Abstract

Where once the sociology of professions valorized the solo-practicing physician as paragon of the professional class, today’s doctors are more often than not salaried employees who share in the collective plight of all health care workers. In Flatlining: Race, Work, and Health Care in the New Economy, Adia Harvey Wingfield draws on a solid mixed methodology of survey data, interviews, and ethnographic observations to reveal how the burdens of these labor market changes are borne most heavily by black doctors, nurses, and health care technicians. In the “new economy,” institutional racism manifests in workplace patterns that shift the onus of equity work onto black employees. Wingfield analyzes this “racial outsourcing” as an outcome “when organizations fail to do the work of transforming their culture, norms, and workforces to reach communities of color and instead rely on black professionals for this labor” (p. 34). Black health care workers find themselves almost solely responsible for doing the uncompensated racialized labor necessary to cultivate the inclusive workplaces their employers nominally support.
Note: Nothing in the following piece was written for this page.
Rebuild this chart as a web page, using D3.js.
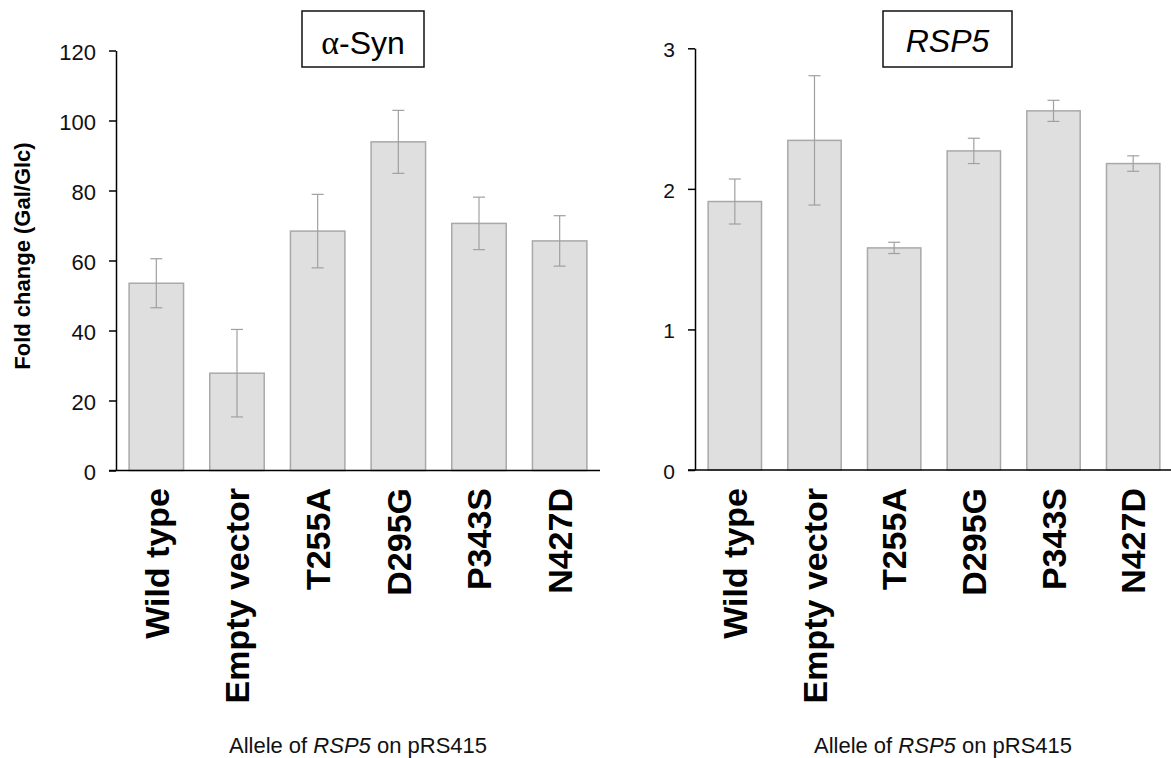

As Flatlining richly demonstrates, this racialized labor is experienced differently by men and women throughout the occupational hierarchy. In Flatlining’s substantive chapters, Wingfield’s relational approach adds texture to her sharply focused analysis of the shifting configurations that generate variation in the performances and consequences of intersectional identities in interactions with superiors, peers, subordinates, and patients. Though black physicians were largely buffered from negative patient interactions by their high occupational status, black female physicians were attuned to how masculinized medical cultures limited their career opportunities. In the traditionally feminized occupation of nursing, black females were doubly disadvantaged as systemic inequalities in credentialing compounded with frequent racist interactions with white coworkers and patients, while black male nurses were cordoned off from the proverbial “golden escalator” by race. Yet it was the low-status health care technicians who most frequently bore the brunt of racial resentment from white patients and coworkers. Their responses to these pressures were markedly gendered, with men embracing equity work while women sought to exit their positions (and sometimes the health care sector altogether). Relative to doctors and nurses, technicians acutely experienced how the consequences of cost-cutting inevitably “trickle down” to differentially impact the most vulnerable workers.
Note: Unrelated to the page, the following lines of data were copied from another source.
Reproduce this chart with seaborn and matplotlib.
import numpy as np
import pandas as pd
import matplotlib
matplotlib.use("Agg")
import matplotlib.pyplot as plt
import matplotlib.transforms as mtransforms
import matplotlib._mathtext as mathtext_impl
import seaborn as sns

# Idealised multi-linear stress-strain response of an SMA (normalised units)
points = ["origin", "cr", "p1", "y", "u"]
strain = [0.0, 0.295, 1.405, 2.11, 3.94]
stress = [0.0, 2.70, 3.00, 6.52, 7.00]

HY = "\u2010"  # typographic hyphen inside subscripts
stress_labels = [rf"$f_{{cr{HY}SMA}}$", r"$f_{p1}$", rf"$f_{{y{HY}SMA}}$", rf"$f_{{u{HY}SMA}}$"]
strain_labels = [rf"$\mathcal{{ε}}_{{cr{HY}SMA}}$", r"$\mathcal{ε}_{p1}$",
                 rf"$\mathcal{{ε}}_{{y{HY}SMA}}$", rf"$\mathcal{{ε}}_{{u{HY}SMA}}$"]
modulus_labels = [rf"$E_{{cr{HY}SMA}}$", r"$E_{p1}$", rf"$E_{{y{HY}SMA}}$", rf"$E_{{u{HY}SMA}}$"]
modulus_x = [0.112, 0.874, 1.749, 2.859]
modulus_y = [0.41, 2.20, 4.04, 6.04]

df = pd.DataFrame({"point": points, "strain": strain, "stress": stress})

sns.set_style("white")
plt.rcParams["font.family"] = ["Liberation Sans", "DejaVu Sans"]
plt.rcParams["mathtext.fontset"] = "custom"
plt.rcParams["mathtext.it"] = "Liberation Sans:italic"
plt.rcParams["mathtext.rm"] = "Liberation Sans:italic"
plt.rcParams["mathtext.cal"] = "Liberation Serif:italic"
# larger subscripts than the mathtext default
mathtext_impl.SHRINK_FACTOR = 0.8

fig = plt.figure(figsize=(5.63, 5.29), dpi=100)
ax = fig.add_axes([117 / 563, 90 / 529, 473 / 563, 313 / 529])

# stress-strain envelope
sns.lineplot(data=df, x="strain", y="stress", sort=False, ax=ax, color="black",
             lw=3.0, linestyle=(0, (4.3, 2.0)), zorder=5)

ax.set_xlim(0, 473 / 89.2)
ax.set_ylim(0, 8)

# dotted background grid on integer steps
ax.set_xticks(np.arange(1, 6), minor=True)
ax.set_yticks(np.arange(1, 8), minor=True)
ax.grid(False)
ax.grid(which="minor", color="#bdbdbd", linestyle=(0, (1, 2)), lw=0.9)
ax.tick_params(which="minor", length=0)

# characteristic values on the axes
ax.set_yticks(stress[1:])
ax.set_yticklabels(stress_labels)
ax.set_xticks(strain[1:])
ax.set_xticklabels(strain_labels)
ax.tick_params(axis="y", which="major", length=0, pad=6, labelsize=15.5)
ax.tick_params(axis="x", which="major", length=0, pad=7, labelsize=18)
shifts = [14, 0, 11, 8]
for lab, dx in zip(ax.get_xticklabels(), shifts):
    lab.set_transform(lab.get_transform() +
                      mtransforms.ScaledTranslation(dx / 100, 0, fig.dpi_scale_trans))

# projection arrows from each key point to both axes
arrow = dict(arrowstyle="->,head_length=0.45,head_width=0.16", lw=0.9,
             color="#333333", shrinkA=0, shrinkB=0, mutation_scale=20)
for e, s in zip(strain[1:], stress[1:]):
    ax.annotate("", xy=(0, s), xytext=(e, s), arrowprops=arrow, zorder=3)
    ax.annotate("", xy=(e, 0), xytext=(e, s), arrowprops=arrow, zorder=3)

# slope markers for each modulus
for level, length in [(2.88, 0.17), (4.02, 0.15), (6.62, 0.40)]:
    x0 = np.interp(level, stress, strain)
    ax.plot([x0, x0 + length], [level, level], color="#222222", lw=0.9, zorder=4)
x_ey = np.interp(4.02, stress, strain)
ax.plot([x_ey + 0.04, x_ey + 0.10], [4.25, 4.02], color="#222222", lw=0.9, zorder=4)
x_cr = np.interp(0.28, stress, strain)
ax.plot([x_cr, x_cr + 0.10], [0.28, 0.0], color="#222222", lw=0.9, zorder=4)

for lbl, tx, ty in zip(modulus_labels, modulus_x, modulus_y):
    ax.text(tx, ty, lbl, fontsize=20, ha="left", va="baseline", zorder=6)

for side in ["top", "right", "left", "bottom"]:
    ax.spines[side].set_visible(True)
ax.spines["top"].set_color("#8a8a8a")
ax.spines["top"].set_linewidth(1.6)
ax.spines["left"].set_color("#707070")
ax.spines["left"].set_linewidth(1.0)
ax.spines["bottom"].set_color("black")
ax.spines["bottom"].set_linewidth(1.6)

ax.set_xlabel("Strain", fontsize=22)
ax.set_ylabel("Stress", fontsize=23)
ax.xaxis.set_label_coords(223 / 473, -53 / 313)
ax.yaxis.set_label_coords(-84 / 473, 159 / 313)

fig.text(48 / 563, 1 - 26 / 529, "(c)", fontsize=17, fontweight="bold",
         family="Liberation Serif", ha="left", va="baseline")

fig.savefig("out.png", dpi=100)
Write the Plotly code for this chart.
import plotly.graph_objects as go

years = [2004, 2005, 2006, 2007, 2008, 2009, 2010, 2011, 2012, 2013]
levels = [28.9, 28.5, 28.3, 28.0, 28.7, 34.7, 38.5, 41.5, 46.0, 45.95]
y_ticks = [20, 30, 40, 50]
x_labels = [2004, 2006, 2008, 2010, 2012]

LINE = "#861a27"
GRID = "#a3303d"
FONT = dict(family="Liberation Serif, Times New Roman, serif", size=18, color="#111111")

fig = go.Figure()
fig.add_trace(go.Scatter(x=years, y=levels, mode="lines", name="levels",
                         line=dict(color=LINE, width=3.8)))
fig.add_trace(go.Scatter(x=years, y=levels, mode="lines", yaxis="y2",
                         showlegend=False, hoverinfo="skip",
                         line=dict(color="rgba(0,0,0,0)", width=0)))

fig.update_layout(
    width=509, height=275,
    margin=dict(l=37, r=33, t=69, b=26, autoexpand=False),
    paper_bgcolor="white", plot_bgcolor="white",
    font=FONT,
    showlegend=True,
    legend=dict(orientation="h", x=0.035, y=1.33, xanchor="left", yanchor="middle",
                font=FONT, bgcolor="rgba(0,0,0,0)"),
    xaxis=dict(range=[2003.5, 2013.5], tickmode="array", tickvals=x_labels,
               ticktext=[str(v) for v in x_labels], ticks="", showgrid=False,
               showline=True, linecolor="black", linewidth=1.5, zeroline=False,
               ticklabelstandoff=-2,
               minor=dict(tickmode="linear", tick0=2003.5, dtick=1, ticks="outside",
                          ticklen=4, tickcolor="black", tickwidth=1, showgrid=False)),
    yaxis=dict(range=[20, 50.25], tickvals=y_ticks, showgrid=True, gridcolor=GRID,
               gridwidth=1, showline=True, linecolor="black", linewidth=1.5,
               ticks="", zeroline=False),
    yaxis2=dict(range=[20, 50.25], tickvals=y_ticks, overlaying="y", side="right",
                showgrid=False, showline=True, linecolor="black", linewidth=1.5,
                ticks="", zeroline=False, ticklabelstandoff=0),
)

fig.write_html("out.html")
Across the medical hierarchy, Wingfield finds that black health care workers are overwhelmingly committed to working in the public sector where they have an opportunity to improve the health outcomes of underserved communities of color. The missions of public hospitals, increasingly endangered as neoliberal policy squeezes public spending on social services, are buoyed by black health care workers’ commitments to eschewing profit in favor of public good. Here is a particularly insidious effect of the new economy: black health care workers’ earnings are suppressed by their commitments to equitable health outcomes, leaving them at a personal financial disadvantage vis-à-vis predominantly white private sector peers. The social distance engendered by these occupational sorting mechanisms compounds with the social distance black workers experience between themselves and their white coworkers. Black health care workers’ solidarity with black patients makes them acutely aware of the insults a racialized medical system inflicts on black bodies. Nowhere is this more apparent than when black health care workers become patients of a health care system hostile to their race.
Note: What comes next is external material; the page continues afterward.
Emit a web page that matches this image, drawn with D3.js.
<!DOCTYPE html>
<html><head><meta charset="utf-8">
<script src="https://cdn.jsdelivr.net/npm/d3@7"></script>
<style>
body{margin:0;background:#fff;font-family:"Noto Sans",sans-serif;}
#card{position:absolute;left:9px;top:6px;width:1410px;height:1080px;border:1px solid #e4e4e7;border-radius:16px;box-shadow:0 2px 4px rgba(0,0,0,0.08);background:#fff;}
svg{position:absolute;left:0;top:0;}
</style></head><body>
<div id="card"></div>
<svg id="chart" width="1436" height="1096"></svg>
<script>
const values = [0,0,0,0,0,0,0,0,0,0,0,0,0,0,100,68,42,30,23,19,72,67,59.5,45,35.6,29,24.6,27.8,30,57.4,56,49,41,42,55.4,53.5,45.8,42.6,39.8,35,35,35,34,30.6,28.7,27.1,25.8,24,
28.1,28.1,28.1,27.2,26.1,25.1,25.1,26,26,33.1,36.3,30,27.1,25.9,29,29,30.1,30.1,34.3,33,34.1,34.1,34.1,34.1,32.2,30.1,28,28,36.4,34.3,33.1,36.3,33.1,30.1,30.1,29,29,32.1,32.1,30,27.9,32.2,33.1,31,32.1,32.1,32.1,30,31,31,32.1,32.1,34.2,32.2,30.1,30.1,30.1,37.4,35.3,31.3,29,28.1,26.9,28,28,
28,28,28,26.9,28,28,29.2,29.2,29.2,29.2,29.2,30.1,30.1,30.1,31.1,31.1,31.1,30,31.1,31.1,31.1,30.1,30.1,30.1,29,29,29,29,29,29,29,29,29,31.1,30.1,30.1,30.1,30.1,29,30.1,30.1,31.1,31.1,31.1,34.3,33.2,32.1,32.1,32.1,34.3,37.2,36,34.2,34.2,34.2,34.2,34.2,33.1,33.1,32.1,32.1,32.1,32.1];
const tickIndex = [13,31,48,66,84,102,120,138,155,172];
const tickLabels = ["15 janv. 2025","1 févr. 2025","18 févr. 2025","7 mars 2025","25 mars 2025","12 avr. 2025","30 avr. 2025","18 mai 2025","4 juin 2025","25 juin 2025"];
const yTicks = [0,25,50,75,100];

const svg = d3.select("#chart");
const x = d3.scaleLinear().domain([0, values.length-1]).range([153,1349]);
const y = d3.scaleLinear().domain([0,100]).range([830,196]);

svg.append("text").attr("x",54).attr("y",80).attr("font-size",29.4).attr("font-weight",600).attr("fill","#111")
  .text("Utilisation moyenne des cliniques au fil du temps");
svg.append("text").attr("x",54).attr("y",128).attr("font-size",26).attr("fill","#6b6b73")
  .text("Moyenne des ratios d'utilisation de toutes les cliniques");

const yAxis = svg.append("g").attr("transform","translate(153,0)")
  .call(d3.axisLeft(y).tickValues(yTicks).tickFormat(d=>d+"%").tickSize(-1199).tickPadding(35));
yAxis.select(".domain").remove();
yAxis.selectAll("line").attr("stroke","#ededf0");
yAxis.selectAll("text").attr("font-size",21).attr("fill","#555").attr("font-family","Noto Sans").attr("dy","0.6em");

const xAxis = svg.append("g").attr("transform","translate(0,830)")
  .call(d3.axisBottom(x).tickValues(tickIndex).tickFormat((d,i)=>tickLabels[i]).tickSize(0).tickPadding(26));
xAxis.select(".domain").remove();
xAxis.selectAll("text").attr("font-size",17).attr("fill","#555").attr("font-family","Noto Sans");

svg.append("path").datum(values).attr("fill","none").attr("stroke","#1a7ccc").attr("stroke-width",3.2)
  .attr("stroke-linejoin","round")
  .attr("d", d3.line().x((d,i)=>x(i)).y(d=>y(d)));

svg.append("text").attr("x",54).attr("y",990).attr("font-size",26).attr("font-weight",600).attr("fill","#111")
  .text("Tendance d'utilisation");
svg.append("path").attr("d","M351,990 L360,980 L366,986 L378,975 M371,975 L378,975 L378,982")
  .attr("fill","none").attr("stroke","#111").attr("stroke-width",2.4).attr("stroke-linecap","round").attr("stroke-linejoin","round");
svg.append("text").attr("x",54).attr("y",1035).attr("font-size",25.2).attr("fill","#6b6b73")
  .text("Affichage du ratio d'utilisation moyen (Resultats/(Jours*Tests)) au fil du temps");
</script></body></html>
Wingfield takes care to remind us that privatization differentially affects black workers in predominantly public hospitals, which makes the tenor of her parting prescriptions for change feel discordant with her analysis. What are the prospects of resource-starved public facilities putting their money where their mouths are on equity training when Wingfield so frequently observes them cutting corners to save costs at every opportunity? The structural solutions on offer in Flatlining—investing in public resources and strengthening more inclusive unions—seem almost retrogressive against the backdrop of the inexorable creep toward privatization in public hospital management Wingfield describes. The precarity of work in the new economy surely begs new strategies for cultivating equitable workplaces. Wingfield’s concluding remarks could have been enriched by more careful consideration of the macro-level dynamics of institutional change in contemporary health care settings of the sort she offers in her introductory history of health reform and occupational sorting.
Overall, Wingfield’s narrative is brisk and engrossing, offering a fresh perspective on the intersectional complexities of racialized labor in today’s health care system. Flatlining is a rare study that presents an immersive, compelling, and readable account that marks a solid contribution to the contemporary study of the professions that is accessible to students and nonspecialists alike.